Friday, December 5, 2014

A Himalayan Love Story

A Himalayan Love Story
Namita Gokhale
1996

The blurb describes the novel as a love story set in the Himalayan foothills of Nainital, where a young Parvati is wooed by Mukul, a local boy.  The jacket has heaping praise by an India Today review and the book is published by Penguin India.  Wanting something light but well written, I picked up a battered copy (albeit full price) at a bookshop in SDA market in Delhi.

The writing is indeed graceful and, in many places, lyrical.  The atmosphere of a sleepy Kumaon hill station and small-town Pahari life is beautifully and skillfully rendered.  However the blurb is highly misleading.  Parvati's story, which is the more interesting one, is barely 50 pages, or about a quarter of the book length.  The rest is from Mukul's pov, describing his return many years later to search for his lost youthful romance, after having married and settled in Hong Kong.  (This basic structure reminds me of the Hindi film "Mausam", which was itself based on the novel "The Judas Tree" by A. J. Cronin, and was a critical as well as commercial success.)

The premise has promise in terms of emotional and psychological insight; and Mukul's part is well written.  But what Mukul's part is really about is his alienation from his roots, his guilt at his own success, and the conflicting pulls of nostalgia and cynicism.  It has little to do with his search for Parvati, and in fact when he does finally meet her again the encounter is described in surprisingly wooden and stilted writing.  There is no description of how he sees her, what emotions are stirred in either, and the reader is cheated after 200 pages of waiting.

In fact the romance is incidental to Mukul's story.  As such, the novel makes a reasonably good portrait of the NRI's malaise.  But Mukul himself is an uninspiring vehicle.  Our hero is not only weak-willed and of dubious integrity (which, after all, could make for quite interesting traits in a hero), but is quite boring and unadventurous.  He frequently gets tired and needs to rest in his hotel room after an excursion or after a walk in the hills; makes fiery declarations after which he apologizes profusely; and is easily bullied by those around him.  The conclusion is insipid and it is unclear what he has learned from the journey, if anything.
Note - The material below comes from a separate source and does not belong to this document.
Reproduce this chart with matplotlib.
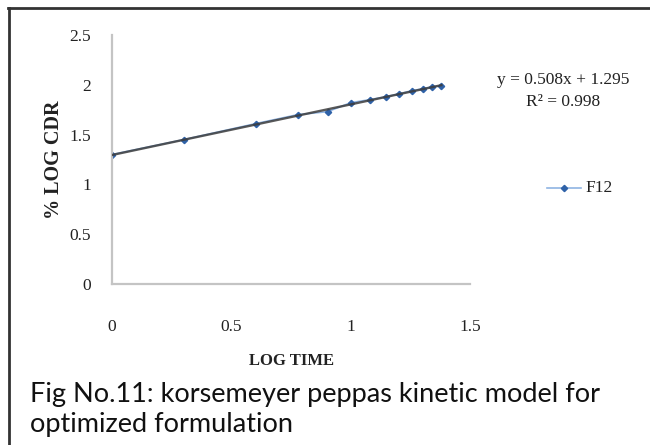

The book has probably been mis-titled and mis-positioned in order to generate sales, and the services of a good editor would have pared down Mukul's part to about half its current length.  This would have made for a fine novella.  Alternatively, and more ambitiously, developing Parvati's initial 50 pages into twice their length, and bringing back Parvati's pov in a subsequent part or epilogue would have added depth and complexity.  As it stands, the material is too diluted to stand well on its own.